### Exercise objective
Repeat the full listing below verbatim and keep the images out.
===== Data extract
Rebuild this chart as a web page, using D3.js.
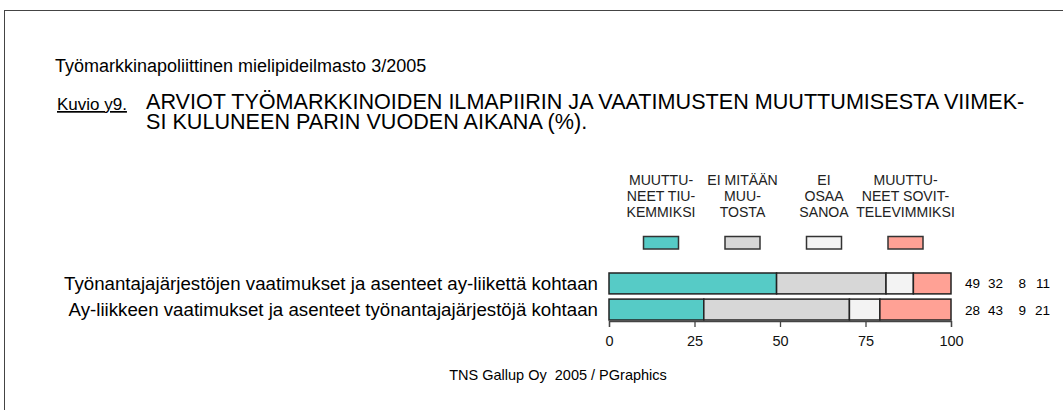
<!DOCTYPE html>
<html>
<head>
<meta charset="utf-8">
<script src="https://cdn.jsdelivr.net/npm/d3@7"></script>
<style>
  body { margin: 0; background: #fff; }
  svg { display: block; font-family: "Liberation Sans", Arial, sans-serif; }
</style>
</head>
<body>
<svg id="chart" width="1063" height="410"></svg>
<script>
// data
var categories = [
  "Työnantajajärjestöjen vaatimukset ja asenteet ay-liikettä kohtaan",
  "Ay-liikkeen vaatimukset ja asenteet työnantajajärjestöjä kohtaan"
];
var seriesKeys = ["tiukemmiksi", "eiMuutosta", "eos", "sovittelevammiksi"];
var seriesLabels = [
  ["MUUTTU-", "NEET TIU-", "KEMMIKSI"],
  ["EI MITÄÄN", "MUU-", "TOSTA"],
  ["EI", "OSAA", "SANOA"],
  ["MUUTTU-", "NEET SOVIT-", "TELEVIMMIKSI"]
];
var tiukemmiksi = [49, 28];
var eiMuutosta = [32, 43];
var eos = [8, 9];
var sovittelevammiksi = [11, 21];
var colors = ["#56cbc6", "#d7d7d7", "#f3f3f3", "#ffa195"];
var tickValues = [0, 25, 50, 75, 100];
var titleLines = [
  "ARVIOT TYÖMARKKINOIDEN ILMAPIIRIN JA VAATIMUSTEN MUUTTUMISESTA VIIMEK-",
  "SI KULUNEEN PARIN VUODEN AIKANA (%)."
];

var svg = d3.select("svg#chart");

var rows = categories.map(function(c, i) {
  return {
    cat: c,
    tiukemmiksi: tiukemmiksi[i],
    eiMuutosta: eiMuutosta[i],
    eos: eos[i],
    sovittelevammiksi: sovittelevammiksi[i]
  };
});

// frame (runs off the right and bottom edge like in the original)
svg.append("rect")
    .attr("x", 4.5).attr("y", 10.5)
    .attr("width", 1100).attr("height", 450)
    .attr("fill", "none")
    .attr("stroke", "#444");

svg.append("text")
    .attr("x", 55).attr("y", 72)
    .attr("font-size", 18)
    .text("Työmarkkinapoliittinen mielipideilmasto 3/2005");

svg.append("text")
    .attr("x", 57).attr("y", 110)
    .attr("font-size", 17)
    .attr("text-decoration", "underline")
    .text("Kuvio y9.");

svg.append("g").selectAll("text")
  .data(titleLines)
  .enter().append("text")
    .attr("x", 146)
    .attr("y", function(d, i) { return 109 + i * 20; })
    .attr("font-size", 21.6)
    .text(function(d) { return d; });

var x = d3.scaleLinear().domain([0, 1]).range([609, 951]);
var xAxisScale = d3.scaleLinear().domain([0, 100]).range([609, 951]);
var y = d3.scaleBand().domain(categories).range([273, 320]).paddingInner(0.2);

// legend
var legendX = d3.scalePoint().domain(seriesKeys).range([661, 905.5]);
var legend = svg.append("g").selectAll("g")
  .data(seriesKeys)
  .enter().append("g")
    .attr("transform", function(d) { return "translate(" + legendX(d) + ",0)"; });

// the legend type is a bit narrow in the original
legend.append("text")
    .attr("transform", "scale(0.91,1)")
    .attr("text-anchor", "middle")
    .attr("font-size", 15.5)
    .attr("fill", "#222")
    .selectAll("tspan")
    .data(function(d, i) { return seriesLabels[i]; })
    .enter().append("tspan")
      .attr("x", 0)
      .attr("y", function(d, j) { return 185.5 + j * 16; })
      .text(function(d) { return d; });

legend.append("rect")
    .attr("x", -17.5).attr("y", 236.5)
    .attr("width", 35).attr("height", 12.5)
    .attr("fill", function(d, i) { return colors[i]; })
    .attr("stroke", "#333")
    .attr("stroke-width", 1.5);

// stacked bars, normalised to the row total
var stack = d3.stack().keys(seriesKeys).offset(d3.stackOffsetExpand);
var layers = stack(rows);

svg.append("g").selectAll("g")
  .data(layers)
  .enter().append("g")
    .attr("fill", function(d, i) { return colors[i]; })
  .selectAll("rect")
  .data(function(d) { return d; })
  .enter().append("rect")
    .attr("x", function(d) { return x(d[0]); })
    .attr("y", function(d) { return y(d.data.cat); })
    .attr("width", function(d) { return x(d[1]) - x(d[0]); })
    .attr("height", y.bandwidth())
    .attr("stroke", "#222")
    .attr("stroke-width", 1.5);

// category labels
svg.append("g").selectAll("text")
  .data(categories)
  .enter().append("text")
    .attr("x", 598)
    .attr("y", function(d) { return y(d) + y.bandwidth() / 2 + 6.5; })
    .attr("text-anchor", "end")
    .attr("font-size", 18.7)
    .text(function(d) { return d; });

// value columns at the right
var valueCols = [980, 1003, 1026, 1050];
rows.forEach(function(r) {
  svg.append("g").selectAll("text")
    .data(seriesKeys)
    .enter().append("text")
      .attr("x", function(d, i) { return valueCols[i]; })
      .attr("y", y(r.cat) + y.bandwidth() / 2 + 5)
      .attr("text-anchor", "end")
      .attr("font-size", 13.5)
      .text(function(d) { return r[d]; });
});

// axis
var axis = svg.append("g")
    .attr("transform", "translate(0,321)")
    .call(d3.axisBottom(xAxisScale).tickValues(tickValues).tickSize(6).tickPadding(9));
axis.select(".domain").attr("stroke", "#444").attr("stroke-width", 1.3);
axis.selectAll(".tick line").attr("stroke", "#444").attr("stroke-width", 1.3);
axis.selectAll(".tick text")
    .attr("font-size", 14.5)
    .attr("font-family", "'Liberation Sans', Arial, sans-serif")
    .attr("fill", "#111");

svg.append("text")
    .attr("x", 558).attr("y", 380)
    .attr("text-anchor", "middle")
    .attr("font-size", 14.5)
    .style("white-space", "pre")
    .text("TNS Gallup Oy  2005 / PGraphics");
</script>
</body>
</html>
==========
### Finished answer
Rebuild this chart as a web page, using D3.js.
<!DOCTYPE html>
<html>
<head>
<meta charset="utf-8">
<script src="https://cdn.jsdelivr.net/npm/d3@7"></script>
<style>
  body { margin: 0; background: #fff; }
  svg { display: block; font-family: "Liberation Sans", Arial, sans-serif; }
</style>
</head>
<body>
<svg id="chart" width="1063" height="410"></svg>
<script>
// data
var categories = [
  "Työnantajajärjestöjen vaatimukset ja asenteet ay-liikettä kohtaan",
  "Ay-liikkeen vaatimukset ja asenteet työnantajajärjestöjä kohtaan"
];
var seriesKeys = ["tiukemmiksi", "eiMuutosta", "eos", "sovittelevammiksi"];
var seriesLabels = [
  ["MUUTTU-", "NEET TIU-", "KEMMIKSI"],
  ["EI MITÄÄN", "MUU-", "TOSTA"],
  ["EI", "OSAA", "SANOA"],
  ["MUUTTU-", "NEET SOVIT-", "TELEVIMMIKSI"]
];
var tiukemmiksi = [49, 28];
var eiMuutosta = [32, 43];
var eos = [8, 9];
var sovittelevammiksi = [11, 21];
var colors = ["#56cbc6", "#d7d7d7", "#f3f3f3", "#ffa195"];
var tickValues = [0, 25, 50, 75, 100];
var titleLines = [
  "ARVIOT TYÖMARKKINOIDEN ILMAPIIRIN JA VAATIMUSTEN MUUTTUMISESTA VIIMEK-",
  "SI KULUNEEN PARIN VUODEN AIKANA (%)."
];

var svg = d3.select("svg#chart");

var rows = categories.map(function(c, i) {
  return {
    cat: c,
    tiukemmiksi: tiukemmiksi[i],
    eiMuutosta: eiMuutosta[i],
    eos: eos[i],
    sovittelevammiksi: sovittelevammiksi[i]
  };
});

// frame (runs off the right and bottom edge like in the original)
svg.append("rect")
    .attr("x", 4.5).attr("y", 10.5)
    .attr("width", 1100).attr("height", 450)
    .attr("fill", "none")
    .attr("stroke", "#444");

svg.append("text")
    .attr("x", 55).attr("y", 72)
    .attr("font-size", 18)
    .text("Työmarkkinapoliittinen mielipideilmasto 3/2005");

svg.append("text")
    .attr("x", 57).attr("y", 110)
    .attr("font-size", 17)
    .attr("text-decoration", "underline")
    .text("Kuvio y9.");

svg.append("g").selectAll("text")
  .data(titleLines)
  .enter().append("text")
    .attr("x", 146)
    .attr("y", function(d, i) { return 109 + i * 20; })
    .attr("font-size", 21.6)
    .text(function(d) { return d; });

var x = d3.scaleLinear().domain([0, 1]).range([609, 951]);
var xAxisScale = d3.scaleLinear().domain([0, 100]).range([609, 951]);
var y = d3.scaleBand().domain(categories).range([273, 320]).paddingInner(0.2);

// legend
var legendX = d3.scalePoint().domain(seriesKeys).range([661, 905.5]);
var legend = svg.append("g").selectAll("g")
  .data(seriesKeys)
  .enter().append("g")
    .attr("transform", function(d) { return "translate(" + legendX(d) + ",0)"; });

// the legend type is a bit narrow in the original
legend.append("text")
    .attr("transform", "scale(0.91,1)")
    .attr("text-anchor", "middle")
    .attr("font-size", 15.5)
    .attr("fill", "#222")
    .selectAll("tspan")
    .data(function(d, i) { return seriesLabels[i]; })
    .enter().append("tspan")
      .attr("x", 0)
      .attr("y", function(d, j) { return 185.5 + j * 16; })
      .text(function(d) { return d; });

legend.append("rect")
    .attr("x", -17.5).attr("y", 236.5)
    .attr("width", 35).attr("height", 12.5)
    .attr("fill", function(d, i) { return colors[i]; })
    .attr("stroke", "#333")
    .attr("stroke-width", 1.5);

// stacked bars, normalised to the row total
var stack = d3.stack().keys(seriesKeys).offset(d3.stackOffsetExpand);
var layers = stack(rows);

svg.append("g").selectAll("g")
  .data(layers)
  .enter().append("g")
    .attr("fill", function(d, i) { return colors[i]; })
  .selectAll("rect")
  .data(function(d) { return d; })
  .enter().append("rect")
    .attr("x", function(d) { return x(d[0]); })
    .attr("y", function(d) { return y(d.data.cat); })
    .attr("width", function(d) { return x(d[1]) - x(d[0]); })
    .attr("height", y.bandwidth())
    .attr("stroke", "#222")
    .attr("stroke-width", 1.5);

// category labels
svg.append("g").selectAll("text")
  .data(categories)
  .enter().append("text")
    .attr("x", 598)
    .attr("y", function(d) { return y(d) + y.bandwidth() / 2 + 6.5; })
    .attr("text-anchor", "end")
    .attr("font-size", 18.7)
    .text(function(d) { return d; });

// value columns at the right
var valueCols = [980, 1003, 1026, 1050];
rows.forEach(function(r) {
  svg.append("g").selectAll("text")
    .data(seriesKeys)
    .enter().append("text")
      .attr("x", function(d, i) { return valueCols[i]; })
      .attr("y", y(r.cat) + y.bandwidth() / 2 + 5)
      .attr("text-anchor", "end")
      .attr("font-size", 13.5)
      .text(function(d) { return r[d]; });
});

// axis
var axis = svg.append("g")
    .attr("transform", "translate(0,321)")
    .call(d3.axisBottom(xAxisScale).tickValues(tickValues).tickSize(6).tickPadding(9));
axis.select(".domain").attr("stroke", "#444").attr("stroke-width", 1.3);
axis.selectAll(".tick line").attr("stroke", "#444").attr("stroke-width", 1.3);
axis.selectAll(".tick text")
    .attr("font-size", 14.5)
    .attr("font-family", "'Liberation Sans', Arial, sans-serif")
    .attr("fill", "#111");

svg.append("text")
    .attr("x", 558).attr("y", 380)
    .attr("text-anchor", "middle")
    .attr("font-size", 14.5)
    .style("white-space", "pre")
    .text("TNS Gallup Oy  2005 / PGraphics");
</script>
</body>
</html>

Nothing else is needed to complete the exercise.